I feel that way a bit here: there's still something so fun about the setting. (As John Rogers says in his intro, the brilliance of this is that it ties together all these Asian genre movies as a meta-genre.) Except for the update from "fight against tyranny" to "failure of the revolution" in the future which makes me sad. (Maybe another aggravation there is that the post-apoc genre doesn't seem that well represented by Asian cinema?)
But the system... feels a little heavy and old-fashioned. Another review noted that this 2nd edition felt a little like a reprint, and I see where they got that feeling.
Now, even so, there's things to like -- and steal -- from these books, from the liberal use of sidebars to give playtest tips or explanations; to the inclusion of "what might happen" lists in scenes, detailing all the fun/crazy things that might happen during an action scene if this were a movie -- which is what this game tries to be.
(That said, I do feel a little let down that the core book notes "lots of players want to go punch Nazis, but here's some reasons why that's complicated in a game like this"; and then one of the three adventures they produce -- not written by Laws -- is a WWII setting.
Excellent system.

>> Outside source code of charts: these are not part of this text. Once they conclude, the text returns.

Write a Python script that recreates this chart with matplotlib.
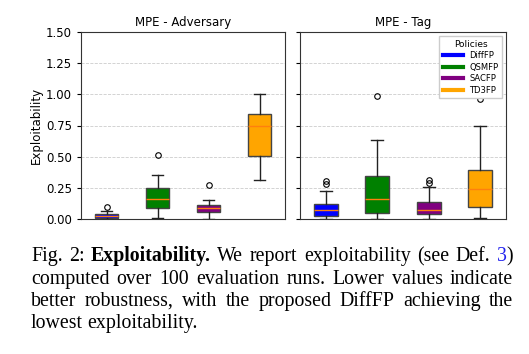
import matplotlib
matplotlib.use("Agg")
import matplotlib.pyplot as plt
from matplotlib.lines import Line2D

# Policies and their colours
policies = ["DiffFP", "QSMFP", "SACFP", "TD3FP"]
colors = ["blue", "green", "purple", "orange"]
panels = ["MPE - Adversary", "MPE - Tag"]

# Box statistics, one list per panel (order = policies)
adv_q1 = [0.008, 0.086, 0.054, 0.509]
adv_med = [0.025, 0.16, 0.086, 0.745]
adv_q3 = [0.038, 0.246, 0.11, 0.844]
adv_lo = [0.0, 0.005, 0.0, 0.31]
adv_hi = [0.062, 0.356, 0.15, 1.0]
adv_fliers = [[0.096], [0.51], [0.273], []]

tag_q1 = [0.024, 0.051, 0.038, 0.099]
tag_med = [0.07, 0.163, 0.072, 0.238]
tag_q3 = [0.12, 0.348, 0.137, 0.396]
tag_lo = [0.0, 0.0, 0.0, 0.005]
tag_hi = [0.222, 0.632, 0.254, 0.745]
tag_fliers = [[0.28, 0.305], [0.986], [0.29, 0.31], [0.964]]

yticks = [0.0, 0.25, 0.5, 0.75, 1.0, 1.25, 1.5]


def make_stats(q1, med, q3, lo, hi, fliers):
    stats = []
    for i in range(len(q1)):
        stats.append({"q1": q1[i], "med": med[i], "q3": q3[i],
                      "whislo": lo[i], "whishi": hi[i], "fliers": fliers[i]})
    return stats


all_stats = [
    make_stats(adv_q1, adv_med, adv_q3, adv_lo, adv_hi, adv_fliers),
    make_stats(tag_q1, tag_med, tag_q3, tag_lo, tag_hi, tag_fliers),
]

W, H = 529, 354
fig = plt.figure(figsize=(W / 100, H / 100), dpi=100)
ax1 = fig.add_axes([81 / W, 1 - 219 / H, 204 / W, 187 / H])
ax2 = fig.add_axes([300 / W, 1 - 219 / H, 206 / W, 187 / H], sharey=ax1)

for ax, title, stats in zip([ax1, ax2], panels, all_stats):
    bp = ax.bxp(stats, positions=[1, 2, 3, 4], widths=0.47, patch_artist=True,
                boxprops=dict(edgecolor="#444444", linewidth=1.0),
                whiskerprops=dict(color="#222222", linewidth=1.0),
                capprops=dict(color="#222222", linewidth=1.0),
                medianprops=dict(color="#ff7f0e", linewidth=1.0),
                flierprops=dict(marker="o", markersize=4, markerfacecolor="none",
                                markeredgecolor="black", markeredgewidth=0.8))
    for patch, c in zip(bp["boxes"], colors):
        patch.set_facecolor(c)
    ax.set_xlim(0.5, 4.5)
    ax.set_ylim(0, 1.5)
    ax.set_yticks(yticks)
    ax.set_xticks([])
    ax.set_title(title, fontsize=8.5, pad=4)
    ax.yaxis.grid(True, linestyle="--", color="#cccccc", linewidth=0.6)
    ax.set_axisbelow(True)
    ax.tick_params(axis="y", labelsize=8.5, length=3, width=0.8)
    for s in ax.spines.values():
        s.set_color("#333333")
        s.set_linewidth(0.8)

ax1.set_ylabel("Exploitability", fontsize=8.5, labelpad=2)
ax1.yaxis.set_major_formatter(plt.FormatStrFormatter("%.2f"))
plt.setp(ax2.get_yticklabels(), visible=False)

handles = [Line2D([0], [0], color=c, linewidth=3) for c in colors]
leg = ax2.legend(handles, policies, title="Policies", loc="upper right",
                 fontsize=6, title_fontsize=6.5, handlelength=2.4,
                 framealpha=1, edgecolor="#cccccc", borderpad=0.4,
                 labelspacing=0.3, fancybox=False)

# Caption, justified word by word
caption_lines = [
    [[("Fig.", "normal", "black")], [("2:", "normal", "black")],
     [("Exploitability.", "bold", "black")], [("We", "normal", "black")],
     [("report", "normal", "black")], [("exploitability", "normal", "black")],
     [("(see", "normal", "black")], [("Def.", "normal", "black")],
     [("3", "normal", "#2222ee"), (")", "normal", "black")]],
    [[(w, "normal", "black")] for w in
     "computed over 100 evaluation runs. Lower values indicate".split()],
    [[(w, "normal", "black")] for w in
     "better robustness, with the proposed DiffFP achieving the".split()],
    [[(w, "normal", "black")] for w in "lowest exploitability.".split()],
]
baselines = [261, 284, 306, 328]
x_left, x_right = 31, 513
cap_font = dict(family="Liberation Serif", size=14.3)

renderer = fig.canvas.get_renderer()
for li, (words, yb) in enumerate(zip(caption_lines, baselines)):
    placed = []
    for word in words:
        segs = []
        for txt, weight, col in word:
            t = fig.text(0, 1 - yb / H, txt, fontweight=weight, color=col,
                         va="baseline", ha="left", **cap_font)
            segs.append(t)
        placed.append(segs)
    widths = []
    for segs in placed:
        widths.append([t.get_window_extent(renderer).width for t in segs])
    total = sum(sum(w) for w in widths)
    justify = li < len(caption_lines) - 1
    if justify:
        gap = (x_right - x_left - total) / (len(placed) - 1)
    else:
        gap = 4.5
    x = x_left
    for segs, ws in zip(placed, widths):
        for t, w in zip(segs, ws):
            t.set_x(x / W)
            x += w
        x += gap

fig.savefig("out.png", dpi=100)
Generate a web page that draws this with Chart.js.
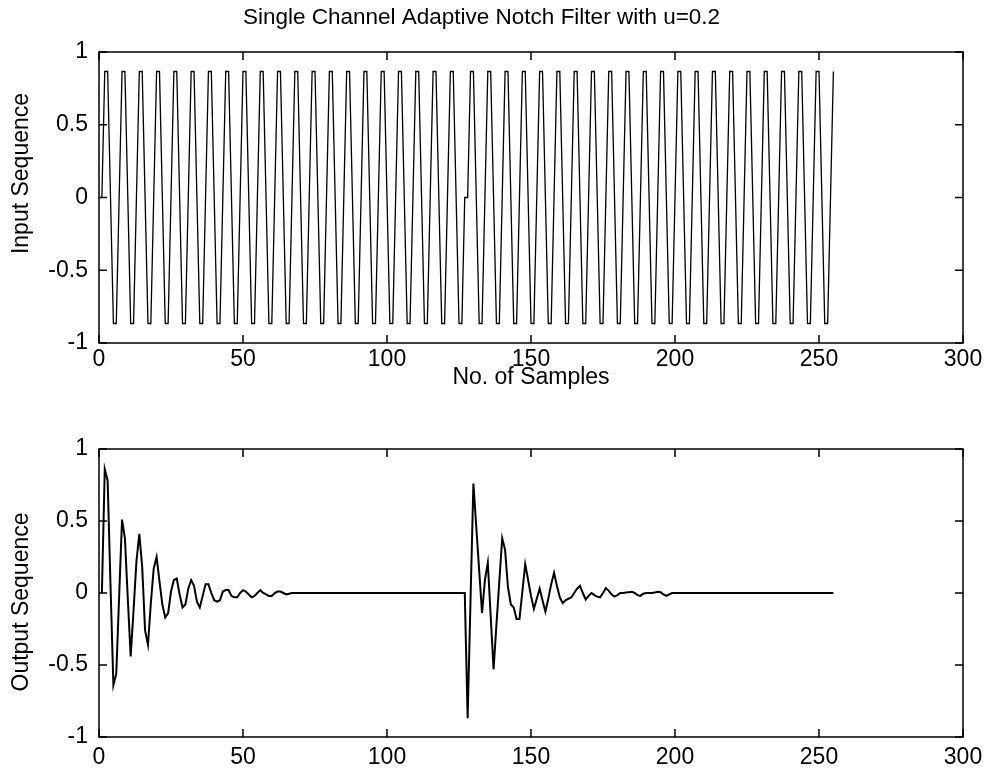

The book is both easy and fun to read. Laws gives us a different take in roleplaying games, an entertaining read and a cathedra in Hong Kong cinema in general.
My only bias would be the lack of more concrete rules for creating characters for advanced players, while I know one can twitch all the archetypes, I am the kind to work from zero to building character ideas on my head, and sometimes its easier to work from the ground than twitch what has been done.
for the record: it was me that shot Thrill Kill Mandril. I have two reason, it was too poetic and foreshadowy to not do it and that ape needed killing anyhow.